STATED PROBLEM:
Output the first line of the listing and each line after it, up to and including the line that contains "const yName = 'Binary Error';", exactly as written, minus the pictures.

MATERIAL PROVIDED:
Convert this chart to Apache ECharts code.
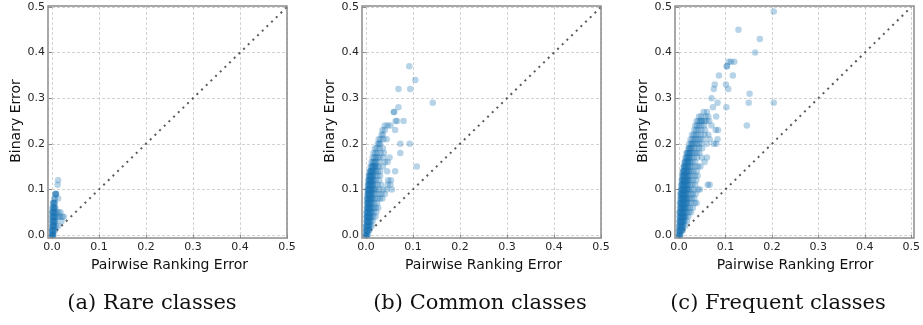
<!DOCTYPE html>
<html>
<head>
<meta charset="utf-8">
<script src="https://cdn.jsdelivr.net/npm/echarts@6/dist/echarts.min.js"></script>
<style>
  html, body { margin: 0; padding: 0; background: #fff; }
  #chart { width: 923px; height: 325px; }
</style>
</head>
<body>
<div id="chart"></div>
<script>
// ticks shared by all three panels (both axes)
const tickValues = [0, 0.1, 0.2, 0.3, 0.4, 0.5];
const captions = ['(a) Rare classes', '(b) Common classes', '(c) Frequent classes'];
const xName = 'Pairwise Ranking Error';
const yName = 'Binary Error';

// each row: [binary error, [pairwise ranking errors of the classes on that row]]
const rareRows = [
  [0.00, [0.000, 0.001, 0.002, 0.003, 0.000, 0.001, 0.002]],
  [0.01, [0.000, 0.001, 0.002, 0.004, 0.006, 0.001, 0.003, 0.000]],
  [0.02, [0.000, 0.002, 0.003, 0.005, 0.008, 0.013, 0.001, 0.004, 0.002]],
  [0.03, [0.001, 0.003, 0.005, 0.007, 0.020, 0.002, 0.004, 0.000, 0.006]],
  [0.04, [0.001, 0.002, 0.004, 0.006, 0.009, 0.013, 0.017, 0.022, 0.025, 0.003, 0.005, 0.000]],
  [0.05, [0.000, 0.002, 0.004, 0.006, 0.010, 0.014, 0.018, 0.003, 0.005, 0.001]],
  [0.06, [0.001, 0.003, 0.005, 0.007, 0.002, 0.004, 0.006]],
  [0.07, [0.002, 0.004, 0.006, 0.003, 0.005]],
  [0.08, [0.005, 0.013, 0.006]],
  [0.09, [0.007, 0.009, 0.008, 0.008]],
  [0.11, [0.012]],
  [0.12, [0.013]]
];

const commonRows = [
  [0.00, [0.000, 0.001, 0.002, 0.004, 0.000, 0.001]],
  [0.01, [0.000, 0.001, 0.002, 0.003, 0.005, 0.007, 0.001, 0.002, 0.004]],
  [0.02, [0.000, 0.001, 0.002, 0.004, 0.006, 0.009, 0.012, 0.001, 0.003, 0.005, 0.007]],
  [0.03, [0.001, 0.002, 0.003, 0.005, 0.007, 0.010, 0.014, 0.002, 0.004, 0.006, 0.008]],
  [0.04, [0.001, 0.002, 0.004, 0.006, 0.008, 0.011, 0.015, 0.020, 0.002, 0.003, 0.005, 0.007, 0.009]],
  [0.05, [0.001, 0.003, 0.004, 0.006, 0.009, 0.012, 0.016, 0.022, 0.002, 0.004, 0.005, 0.008, 0.010]],
  [0.06, [0.002, 0.003, 0.005, 0.007, 0.009, 0.013, 0.017, 0.021, 0.026, 0.003, 0.004, 0.006, 0.008, 0.011]],
  [0.07, [0.002, 0.004, 0.005, 0.007, 0.010, 0.013, 0.018, 0.024, 0.003, 0.005, 0.006, 0.008, 0.011]],
  [0.08, [0.002, 0.004, 0.006, 0.008, 0.010, 0.012, 0.015, 0.019, 0.025, 0.030, 0.035, 0.003, 0.005, 0.007, 0.009, 0.012]],
  [0.09, [0.003, 0.005, 0.006, 0.008, 0.010, 0.013, 0.016, 0.020, 0.027, 0.033, 0.040, 0.004, 0.006, 0.007, 0.009, 0.011]],
  [0.10, [0.003, 0.005, 0.007, 0.009, 0.011, 0.014, 0.018, 0.022, 0.028, 0.036, 0.044, 0.055, 0.004, 0.006, 0.008, 0.010, 0.012, 0.016]],
  [0.11, [0.004, 0.006, 0.008, 0.010, 0.012, 0.015, 0.019, 0.025, 0.032, 0.046, 0.052, 0.005, 0.007, 0.009, 0.011, 0.014]],
  [0.12, [0.005, 0.007, 0.009, 0.011, 0.013, 0.016, 0.021, 0.028, 0.047, 0.053, 0.006, 0.008, 0.010, 0.012, 0.015]],
  [0.13, [0.006, 0.008, 0.010, 0.012, 0.015, 0.019, 0.024, 0.030, 0.007, 0.009, 0.011, 0.014]],
  [0.14, [0.008, 0.010, 0.012, 0.014, 0.017, 0.021, 0.025, 0.030, 0.045, 0.062, 0.009, 0.011, 0.013, 0.016]],
  [0.15, [0.010, 0.013, 0.015, 0.018, 0.020, 0.023, 0.027, 0.036, 0.108, 0.012, 0.016, 0.019]],
  [0.16, [0.012, 0.015, 0.019, 0.022, 0.028, 0.040, 0.046, 0.017]],
  [0.17, [0.014, 0.018, 0.021, 0.025, 0.029, 0.037, 0.050]],
  [0.18, [0.016, 0.020, 0.024, 0.031, 0.038, 0.073]],
  [0.19, [0.019, 0.023, 0.029, 0.036]],
  [0.20, [0.025, 0.028, 0.030, 0.073, 0.093]],
  [0.21, [0.027, 0.031, 0.037, 0.044]],
  [0.22, [0.033, 0.036]],
  [0.23, [0.035, 0.040, 0.062]],
  [0.24, [0.040, 0.046, 0.052]],
  [0.25, [0.063, 0.066, 0.080]],
  [0.27, [0.059, 0.060]],
  [0.28, [0.069]],
  [0.29, [0.142]],
  [0.32, [0.069, 0.094]],
  [0.34, [0.105]],
  [0.37, [0.092]]
];

const frequentRows = [
  [0.00, [0.000, 0.001, 0.002, 0.003, 0.000, 0.001]],
  [0.01, [0.000, 0.001, 0.002, 0.004, 0.006, 0.008, 0.001, 0.003, 0.005]],
  [0.02, [0.000, 0.001, 0.003, 0.004, 0.006, 0.009, 0.013, 0.002, 0.005, 0.007, 0.008]],
  [0.03, [0.001, 0.002, 0.003, 0.005, 0.007, 0.009, 0.012, 0.017, 0.002, 0.004, 0.006, 0.008, 0.010]],
  [0.04, [0.001, 0.002, 0.004, 0.005, 0.007, 0.009, 0.012, 0.015, 0.020, 0.003, 0.006, 0.008, 0.010, 0.011]],
  [0.05, [0.001, 0.003, 0.004, 0.006, 0.008, 0.010, 0.013, 0.017, 0.022, 0.026, 0.002, 0.005, 0.007, 0.009, 0.012]],
  [0.06, [0.002, 0.003, 0.005, 0.006, 0.008, 0.010, 0.012, 0.015, 0.019, 0.024, 0.030, 0.004, 0.007, 0.009, 0.011, 0.014]],
  [0.07, [0.002, 0.004, 0.005, 0.007, 0.009, 0.011, 0.014, 0.017, 0.021, 0.026, 0.034, 0.038, 0.003, 0.006, 0.008, 0.010, 0.013, 0.016]],
  [0.08, [0.003, 0.004, 0.006, 0.008, 0.010, 0.012, 0.015, 0.018, 0.023, 0.028, 0.033, 0.005, 0.007, 0.009, 0.011, 0.014, 0.017]],
  [0.09, [0.003, 0.005, 0.007, 0.009, 0.011, 0.013, 0.016, 0.020, 0.025, 0.030, 0.036, 0.004, 0.006, 0.008, 0.010, 0.012, 0.015]],
  [0.10, [0.004, 0.006, 0.008, 0.010, 0.012, 0.014, 0.017, 0.021, 0.026, 0.032, 0.041, 0.045, 0.005, 0.007, 0.009, 0.011, 0.013, 0.016, 0.019]],
  [0.11, [0.005, 0.007, 0.009, 0.011, 0.013, 0.016, 0.019, 0.024, 0.029, 0.035, 0.062, 0.066, 0.006, 0.008, 0.010, 0.012, 0.015, 0.018]],
  [0.12, [0.006, 0.008, 0.010, 0.012, 0.014, 0.017, 0.020, 0.024, 0.030, 0.037, 0.007, 0.009, 0.011, 0.013, 0.016, 0.019]],
  [0.13, [0.007, 0.009, 0.011, 0.013, 0.016, 0.019, 0.023, 0.028, 0.034, 0.040, 0.008, 0.010, 0.012, 0.015, 0.018]],
  [0.14, [0.008, 0.010, 0.012, 0.015, 0.018, 0.022, 0.026, 0.031, 0.038, 0.009, 0.011, 0.014, 0.017, 0.020]],
  [0.15, [0.010, 0.012, 0.014, 0.017, 0.020, 0.024, 0.028, 0.034, 0.041, 0.046, 0.011, 0.013, 0.016, 0.019]],
  [0.16, [0.012, 0.014, 0.017, 0.020, 0.024, 0.029, 0.035, 0.055, 0.013, 0.016, 0.019, 0.022]],
  [0.17, [0.014, 0.017, 0.020, 0.023, 0.027, 0.032, 0.039, 0.049, 0.060, 0.016, 0.019, 0.022]],
  [0.18, [0.016, 0.019, 0.022, 0.026, 0.030, 0.034, 0.039, 0.044, 0.018, 0.021, 0.024]],
  [0.19, [0.020, 0.023, 0.027, 0.032, 0.037, 0.043, 0.050, 0.022, 0.025]],
  [0.20, [0.022, 0.026, 0.030, 0.034, 0.038, 0.043, 0.048, 0.060, 0.075, 0.080, 0.028]],
  [0.21, [0.025, 0.029, 0.033, 0.037, 0.041, 0.046, 0.052, 0.066, 0.083]],
  [0.22, [0.028, 0.032, 0.036, 0.041, 0.047, 0.055, 0.063]],
  [0.23, [0.033, 0.037, 0.042, 0.048, 0.056, 0.079, 0.084]],
  [0.24, [0.035, 0.039, 0.043, 0.048, 0.054, 0.070, 0.146]],
  [0.25, [0.038, 0.042, 0.046, 0.050, 0.055, 0.059, 0.065, 0.048]],
  [0.26, [0.043, 0.048, 0.057, 0.063, 0.080]],
  [0.27, [0.053, 0.060]],
  [0.28, [0.073, 0.102]],
  [0.29, [0.083, 0.150, 0.204]],
  [0.30, [0.070]],
  [0.31, [0.152]],
  [0.32, [0.075, 0.106]],
  [0.33, [0.077, 0.101]],
  [0.35, [0.086, 0.116]],
  [0.37, [0.103, 0.103]],
  [0.38, [0.107, 0.112, 0.119]],
  [0.40, [0.164]],
  [0.43, [0.174]],
  [0.45, [0.128]],
  [0.49, [0.204]]
];

const diagonal = [[0, 0], [0.5, 0.5]];

function toPoints(rows) {
  const pts = [];
  rows.forEach(r => r[1].forEach(x => pts.push([x, r[0]])));
  return pts;
}

const panels = [rareRows, commonRows, frequentRows];
const plotLeft = [52, 366, 679];
const plotTop = 7;
const plotW = 235;
const plotH = 228;
const captionX = [152, 480, 778];

const chart = echarts.init(document.getElementById('chart'), null, { renderer: 'canvas' });

const option = {
  backgroundColor: '#ffffff',
  animation: false,
  grid: [],
  xAxis: [],
  yAxis: [],
  series: [],
  graphic: []
};

const labelStyle = {
  fontSize: 11,
  color: '#262626',
  fontFamily: 'DejaVu Sans',
  formatter: v => v.toFixed(1)
};
const splitStyle = { show: true, lineStyle: { color: '#c8c8c8', width: 0.8, type: [3, 2] } };
const tickStyle = { show: true, length: 3.5, lineStyle: { color: '#8c8c8c', width: 1 } };
const nameStyle = { fontSize: 14, color: '#111', fontFamily: 'DejaVu Sans' };

for (let i = 0; i < 3; i++) {
  option.grid.push({ left: plotLeft[i], top: plotTop, width: plotW, height: plotH });
  option.xAxis.push({
    gridIndex: i, type: 'value', min: 0, max: 0.5, interval: 0.1, offset: 3,
    axisLine: { show: false },
    axisTick: tickStyle,
    axisLabel: Object.assign({ margin: 4 }, labelStyle),
    splitLine: splitStyle,
    name: xName, nameLocation: 'middle', nameGap: 18, nameTextStyle: nameStyle
  });
  option.yAxis.push({
    gridIndex: i, type: 'value', min: 0, max: 0.5, interval: 0.1, offset: 4,
    axisLine: { show: false },
    axisTick: tickStyle,
    axisLabel: Object.assign({ margin: 3 }, labelStyle),
    splitLine: splitStyle,
    name: yName, nameLocation: 'middle', nameGap: 24, nameTextStyle: nameStyle
  });
  option.series.push({
    type: 'line', xAxisIndex: i, yAxisIndex: i, data: diagonal,
    symbol: 'none', silent: true, z: 3,
    lineStyle: { color: '#5a5a5a', width: 2, type: [2, 4.5] }
  });
  option.series.push({
    type: 'scatter', xAxisIndex: i, yAxisIndex: i, data: toPoints(panels[i]),
    symbolSize: 6.5, clip: false, silent: true, z: 4,
    itemStyle: { color: '#1f77b4', opacity: 0.32 }
  });
  // matplotlib-style frame around the plot area
  option.graphic.push({
    type: 'rect', z: 100, silent: true,
    shape: { x: plotLeft[i] - 4, y: plotTop - 1, width: plotW + 4, height: plotH + 4 },
    style: { fill: 'none', stroke: '#8c8c8c', lineWidth: 1.5 }
  });
  option.graphic.push({
    type: 'text', z: 100, silent: true,
    x: captionX[i], y: 304,
    style: {
      text: captions[i], fill: '#111', font: '21px "DejaVu Serif"',
      textAlign: 'center', textVerticalAlign: 'middle'
    }
  });
}

chart.setOption(option);
</script>
</body>
</html>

SOLUTION FOR THIS PROBLEM:
Convert this chart to Apache ECharts code.
<!DOCTYPE html>
<html>
<head>
<meta charset="utf-8">
<script src="https://cdn.jsdelivr.net/npm/echarts@6/dist/echarts.min.js"></script>
<style>
  html, body { margin: 0; padding: 0; background: #fff; }
  #chart { width: 923px; height: 325px; }
</style>
</head>
<body>
<div id="chart"></div>
<script>
// ticks shared by all three panels (both axes)
const tickValues = [0, 0.1, 0.2, 0.3, 0.4, 0.5];
const captions = ['(a) Rare classes', '(b) Common classes', '(c) Frequent classes'];
const xName = 'Pairwise Ranking Error';
const yName = 'Binary Error';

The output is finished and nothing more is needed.